|Global Visions film series continues Monday with "Water"|
The Global Visions film series features award-winning international movies. All films are free, and are held in the Lecture Bowl in the Memorial Union on Tuesday nights at 7p.m., EXCEPT the up-coming film:
"Water," a film by India's exceptional film artist, Deepa Mehta, is winning awards around the globe and will be shown at 7 p.m. Monday in the Lecture Bowl of the Union. It is free and open to the public.
"Your life changes from now on. . . You are a widow from now." And the barely 10-year-old girl looks at her crying father with innocent, detached eyes to ask, "Until when?" With a backdrop of the little girl's old dead husband's pyre burning, this is one of the many instances of the inhumane customs trapped by Deepa Mehta on camera. The movie opens up with a text from Manu's 2,000 year old ancient script on how the life of a widow is supposed to be lived. Fast forward to a small Indian town in 1938, where the story moves to a "widow house" where widows from the age of 10 to 90 live together struggling to make ends meet. Water essentially follows the young girl Chuyia's (beautifully portrayed by child actor Sarala) journey from her losing her old husband to her entering the widow house. You get to see the life of widows through the eyes of little Chuyia.
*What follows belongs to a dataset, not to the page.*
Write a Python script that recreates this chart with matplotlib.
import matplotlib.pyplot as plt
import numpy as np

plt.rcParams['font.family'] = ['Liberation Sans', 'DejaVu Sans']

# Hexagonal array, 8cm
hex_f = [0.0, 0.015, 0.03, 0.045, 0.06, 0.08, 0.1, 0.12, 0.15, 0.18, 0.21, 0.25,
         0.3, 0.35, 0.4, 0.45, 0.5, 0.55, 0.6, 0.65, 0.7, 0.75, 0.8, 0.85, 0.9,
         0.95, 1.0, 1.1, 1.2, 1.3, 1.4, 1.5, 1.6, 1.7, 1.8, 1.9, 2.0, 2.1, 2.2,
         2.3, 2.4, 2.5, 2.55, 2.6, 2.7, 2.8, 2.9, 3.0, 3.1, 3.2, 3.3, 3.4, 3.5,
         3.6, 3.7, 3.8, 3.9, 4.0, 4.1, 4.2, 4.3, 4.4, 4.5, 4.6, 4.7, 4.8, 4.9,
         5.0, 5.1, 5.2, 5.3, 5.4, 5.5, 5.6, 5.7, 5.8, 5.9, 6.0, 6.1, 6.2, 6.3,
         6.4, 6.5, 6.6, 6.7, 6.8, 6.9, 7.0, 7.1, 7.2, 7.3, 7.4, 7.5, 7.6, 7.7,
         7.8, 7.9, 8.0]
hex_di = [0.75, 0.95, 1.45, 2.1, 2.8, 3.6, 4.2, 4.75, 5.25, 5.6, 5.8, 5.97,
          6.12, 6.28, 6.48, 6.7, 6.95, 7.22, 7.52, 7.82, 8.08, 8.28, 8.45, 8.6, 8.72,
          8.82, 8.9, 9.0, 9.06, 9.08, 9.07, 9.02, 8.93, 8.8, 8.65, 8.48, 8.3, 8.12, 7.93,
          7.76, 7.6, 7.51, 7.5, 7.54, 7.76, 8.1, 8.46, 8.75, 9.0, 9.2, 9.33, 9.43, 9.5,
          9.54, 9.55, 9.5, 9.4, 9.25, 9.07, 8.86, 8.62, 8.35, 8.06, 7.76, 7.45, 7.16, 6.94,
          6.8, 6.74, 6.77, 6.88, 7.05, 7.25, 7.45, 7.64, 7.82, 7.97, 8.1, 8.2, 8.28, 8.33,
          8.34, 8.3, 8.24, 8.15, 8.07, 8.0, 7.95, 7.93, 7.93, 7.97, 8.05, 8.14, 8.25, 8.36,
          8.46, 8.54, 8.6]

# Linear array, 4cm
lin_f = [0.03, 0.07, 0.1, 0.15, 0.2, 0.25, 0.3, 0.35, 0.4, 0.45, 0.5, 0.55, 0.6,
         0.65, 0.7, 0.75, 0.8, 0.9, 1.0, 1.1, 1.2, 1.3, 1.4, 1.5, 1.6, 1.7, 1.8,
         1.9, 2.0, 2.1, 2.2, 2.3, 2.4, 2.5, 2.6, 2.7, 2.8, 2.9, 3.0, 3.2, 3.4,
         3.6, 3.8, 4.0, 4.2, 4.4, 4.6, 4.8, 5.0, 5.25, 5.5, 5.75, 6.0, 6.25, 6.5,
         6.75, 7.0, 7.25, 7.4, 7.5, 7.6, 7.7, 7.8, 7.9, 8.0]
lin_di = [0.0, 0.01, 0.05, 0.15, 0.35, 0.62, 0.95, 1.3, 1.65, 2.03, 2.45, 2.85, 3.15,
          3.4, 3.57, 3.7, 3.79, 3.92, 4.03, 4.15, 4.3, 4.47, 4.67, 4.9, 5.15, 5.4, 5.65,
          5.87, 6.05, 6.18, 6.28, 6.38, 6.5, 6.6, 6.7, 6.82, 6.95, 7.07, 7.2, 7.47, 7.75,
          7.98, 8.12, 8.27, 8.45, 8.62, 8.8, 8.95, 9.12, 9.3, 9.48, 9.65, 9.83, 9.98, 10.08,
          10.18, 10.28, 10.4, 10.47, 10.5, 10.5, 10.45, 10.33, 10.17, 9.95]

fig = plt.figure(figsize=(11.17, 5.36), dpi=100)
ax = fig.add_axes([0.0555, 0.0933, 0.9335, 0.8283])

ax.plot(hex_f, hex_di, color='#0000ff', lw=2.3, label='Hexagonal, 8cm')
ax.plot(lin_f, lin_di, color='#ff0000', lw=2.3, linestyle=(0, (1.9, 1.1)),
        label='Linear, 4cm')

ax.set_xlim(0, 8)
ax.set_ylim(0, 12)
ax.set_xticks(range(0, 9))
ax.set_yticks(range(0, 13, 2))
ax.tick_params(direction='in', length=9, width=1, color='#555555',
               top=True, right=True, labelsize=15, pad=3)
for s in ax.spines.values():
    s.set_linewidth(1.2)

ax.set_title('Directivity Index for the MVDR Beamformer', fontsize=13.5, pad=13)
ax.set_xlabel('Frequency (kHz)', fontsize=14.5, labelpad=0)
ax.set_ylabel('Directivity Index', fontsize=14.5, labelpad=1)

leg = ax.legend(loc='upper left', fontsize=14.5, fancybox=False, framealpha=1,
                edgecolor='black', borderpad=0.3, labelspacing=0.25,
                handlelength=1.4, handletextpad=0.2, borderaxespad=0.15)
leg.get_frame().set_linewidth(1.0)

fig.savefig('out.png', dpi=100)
The next film is "Ma Vie en Rose," from France, Tuesday, Nov. 7. Ludovic is waiting for a miracle. With seven-year-old certainty, he believes he was meant to be a little girl - and that the mistake will soon be corrected. But where he expects the miraculous, Ludo finds only refection, isolation and guilt - as the intense reactions of family, friends, and neighbors strip away every innocent lace and bauble. As suburban prejudices close around them, family loves and loyalties are tested in the ever-escalating dramatic turns of Alin Berliner's critically acclaimed first feature. Winner of the Golden Globe for Best Foreign Language Film and a favorite at festivals around the world, this unique film experience delivers magic of the rarest sort through a story of difference, rejection, and childlike faith in miracles.
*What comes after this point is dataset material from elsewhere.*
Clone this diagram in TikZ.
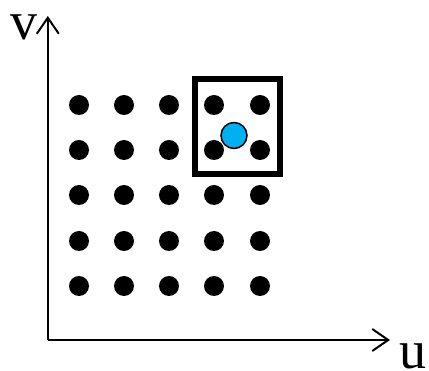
\documentclass[tikz,border=0pt]{standalone}
\usepackage{fontspec}
\setmainfont{Liberation Serif}
\usetikzlibrary{arrows.meta}
\begin{document}
\begin{tikzpicture}[x=1pt,y=-1pt,
  axis/.style={line width=2.4pt,-{Straight Barb[length=16pt,width=22pt,line width=2pt]}},
  gdot/.style={circle,fill=black,inner sep=0pt,minimum size=20pt},
  frame/.style={draw=black,line width=6pt},
  probe/.style={circle,fill={rgb,255:red,0;green,176;blue,240},draw=black,line width=1.5pt,inner sep=0pt,minimum size=26pt},
  lbl/.style={inner sep=0pt,font=\fontsize{54}{54}\selectfont}]
\useasboundingbox (0,0) rectangle (429,371);
\coordinate (o) at (47.8,340);
\coordinate (vt) at (47.8,16);
\coordinate (ut) at (390,340);
\draw[axis] (o) -- (vt);
\draw[axis] (o) -- (ut);
\node[lbl] (v) at (23.5,27) {v};
\node[lbl] (u) at (412.5,356) {u};
\foreach \i/\x in {1/79,2/124,3/169,4/214,5/260}
  \foreach \j/\y in {1/105,2/150,3/195,4/241,5/286}
    \node[gdot] (d\i\j) at (\x,\y) {};
\node[frame,minimum width=85pt,minimum height=95pt,inner sep=0pt] (box) at (237.5,126.5) {};
\node[probe] (p) at (234,135.5) {};
\end{tikzpicture}
\end{document}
"Breakfast on Pluto," from Ireland, is Tuesday, Nov. 21. Set in the 1970s, "Breakfast on Pluto" follows the exploits of Patrick Braden (Cillian Murphy), an endearing, but deceptively tough young man. Abandoned as a baby in his small Irish hometown and aware from a very early age that he is different, Patrick survives this harsh environment with the aid of his wit and charm, plus a sweet refusal to let anyone and anything change who he is. As Patrick's penchant for dressing up and his sewing skills develop, he begins his transformation into the beautiful and androgynous Kitten. With a burning desire to find his mother, he moves to London where an hilarious, memorable and emotional series of misadventures sees Kitten finally finding the love and happiness he so craves and deserves. Neil Jordan weaves a wonderfully surreal and magical tale to bring us this funny, moving and poignant rites of passage account of a young man enduring the trials and tribulations he faces with a smile and unwavering faith in the inherent goodness in us all.
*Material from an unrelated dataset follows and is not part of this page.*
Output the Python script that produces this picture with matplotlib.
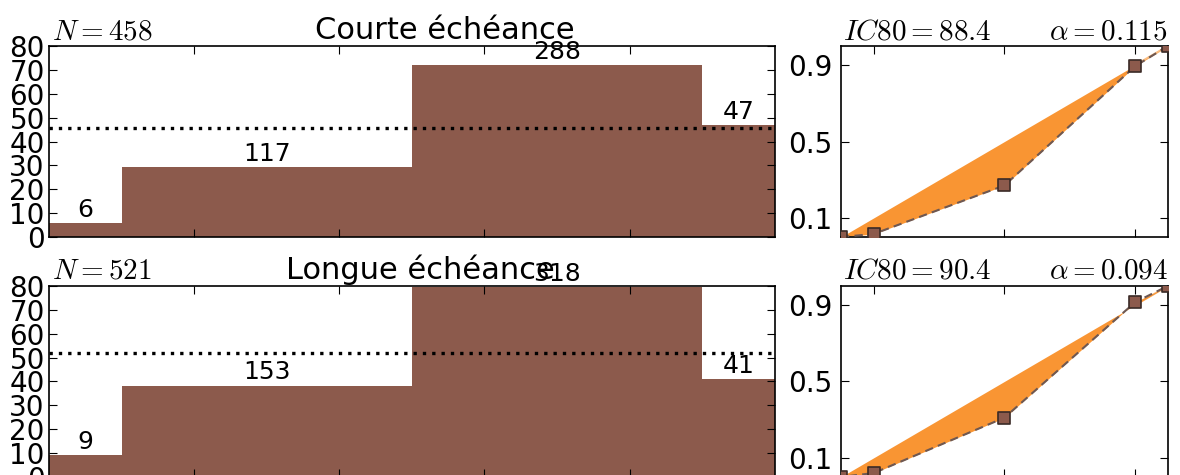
import matplotlib
matplotlib.use('Agg')
import matplotlib.pyplot as plt
from matplotlib.markers import MarkerStyle
import numpy as np

# classes de probabilité (bornes) et effectifs
bin_edges = [0.0, 0.1, 0.5, 0.9, 1.0]
counts_courte = [6, 117, 288, 47]
counts_longue = [9, 153, 318, 41]

# diagramme de fiabilité
prob_points = [0.0, 0.1, 0.5, 0.9, 1.0]
freq_courte = [0.0, 0.016, 0.27, 0.895, 1.0]
freq_longue = [0.0, 0.02, 0.31, 0.915, 1.0]

titles = ['Courte échéance', 'Longue échéance']
ic80 = [88.4, 90.4]
alphas = [0.115, 0.094]

brown = '#8c5a4c'
orange = '#f99533'

plt.rcParams['xtick.direction'] = 'in'
plt.rcParams['ytick.direction'] = 'in'
plt.rcParams['xtick.top'] = True
plt.rcParams['ytick.right'] = True
plt.rcParams['xtick.major.size'] = 6
plt.rcParams['ytick.major.size'] = 6
plt.rcParams['axes.linewidth'] = 1.2
plt.rcParams['mathtext.fontset'] = 'cm'

fig = plt.figure(figsize=(11.8, 4.75), dpi=100)

rows = [
    (counts_courte, freq_courte, 0.501, 0.545),
    (counts_longue, freq_longue, -0.004, 0.512),
]

for i, (counts, freqs, bottom, title_x) in enumerate(rows):
    # histogramme (effectif par point de pourcentage)
    ax = fig.add_axes([0.0415, bottom, 0.615, 0.402])
    edges = np.array(bin_edges)
    widths = np.diff(edges)
    counts = np.array(counts)
    heights = counts / (widths * 10)
    n = counts.sum()
    ax.bar(edges[:-1], heights, width=widths, align='edge', color=brown, linewidth=0)
    ax.axhline(n / 10, color='black', linewidth=2.4, linestyle=(0, (1, 1.8)))
    for left, w, h, c in zip(edges[:-1], widths, heights, counts):
        ax.text(left + w / 2, h + 0.5, str(c), ha='center', va='bottom', fontsize=18)
    ax.set_xlim(0, 1)
    ax.set_ylim(0, 80)
    ax.set_xticks([0.2, 0.4, 0.6, 0.8])
    ax.set_xticklabels([])
    ax.set_yticks(range(0, 81, 10))
    ax.tick_params(labelsize=20, pad=3)
    ax.text(0.004, 1.005, r'$N=%d$' % n, transform=ax.transAxes, ha='left', va='bottom', fontsize=21)
    ax.text(title_x, 1.005, titles[i], transform=ax.transAxes, ha='center', va='bottom', fontsize=22)

    # diagramme de fiabilité
    ax2 = fig.add_axes([0.7127, bottom, 0.277, 0.402])
    ax2.fill_between(prob_points, freqs, prob_points, color=orange, linewidth=0)
    ax2.plot([0.9, 1.0], [0.9, 1.0], color=orange, linewidth=1.5, alpha=0.6)
    ax2.plot(prob_points, freqs, color='#6e5852', linestyle='--', linewidth=1.5,
             dashes=(4, 2.5), zorder=3)
    ax2.plot(prob_points, freqs, linestyle='none',
             marker=MarkerStyle('s', joinstyle='round'), markersize=8.5,
             markerfacecolor=brown, markeredgecolor='#3a2a26', markeredgewidth=1.2,
             zorder=4)
    ax2.set_xlim(0, 1)
    ax2.set_ylim(0, 1)
    ax2.set_xticks([0.1, 0.5, 0.9])
    ax2.set_xticklabels([])
    ax2.set_yticks([0.1, 0.5, 0.9])
    ax2.set_yticklabels(['0.1', '0.5', '0.9'])
    ax2.tick_params(labelsize=20, pad=6)
    ax2.text(0.005, 1.005, r'$IC80=%.1f$' % ic80[i], transform=ax2.transAxes,
             ha='left', va='bottom', fontsize=21)
    ax2.text(1.0, 1.005, r'$\alpha=%.3f$' % alphas[i], transform=ax2.transAxes,
             ha='right', va='bottom', fontsize=21)

fig.savefig('out.png', dpi=100, facecolor='white')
"Chinhyang," from Korea, will play Tuesday, Dec. 5. The plot of "Chunhyang" is a story about two lovers separated by class, such as the doomed romance between a penniless writer and a showgirl seen in "Moulin Rouge", or even the pairing of a corporate shark and a hooker-with-a-heart-of-gold seen in "Pretty Woman." In this case, the forbidden love is between Mongyoung Lee (Cho Seung-woo), a governor's son, and Chunghyang Sung (Lee Hyo-jeong), the beautiful daughter of a courtesan, who marry in secret after a brief courtship. Unfortunately, Mongyoung cannot tell his father about his class-defying union, as it will not only bring shame to the family name, but also potentially jeopardize a future appointment to the Royal Court. Their married bliss is short-lived, as the governor is transferred to Soeul and Mongyoung is obligated to follow, leaving Chunhyang behind only with a promise to return some day. Unfortunately, years go by, and a new governor (Lee Jung-hun) takes office in the region, who wishes to have Chunghyang as his mistress. Determined to remain faithful to her absent husband, Chunghyang refuses the governor's demands. Enraged by such insolence, the new governor has Chunghyang beaten, thrown in prison, and sentenced to death. "Chunhyang" has the distinction of being the first Korean film to ever compete in the Cannes Film Festival, and is a much deserved global debut for Im Kwon-taek, who is considered to be Korea's leading director, with a filmography that stretches four decades and numerous awards to his name. True, it may be rather unconventional in execution, but the film's sheer beauty and familiar yet heartfelt story make "Chunhyang" a rare and uplifting moviegoing experience, whether you are familiar with pansori or not.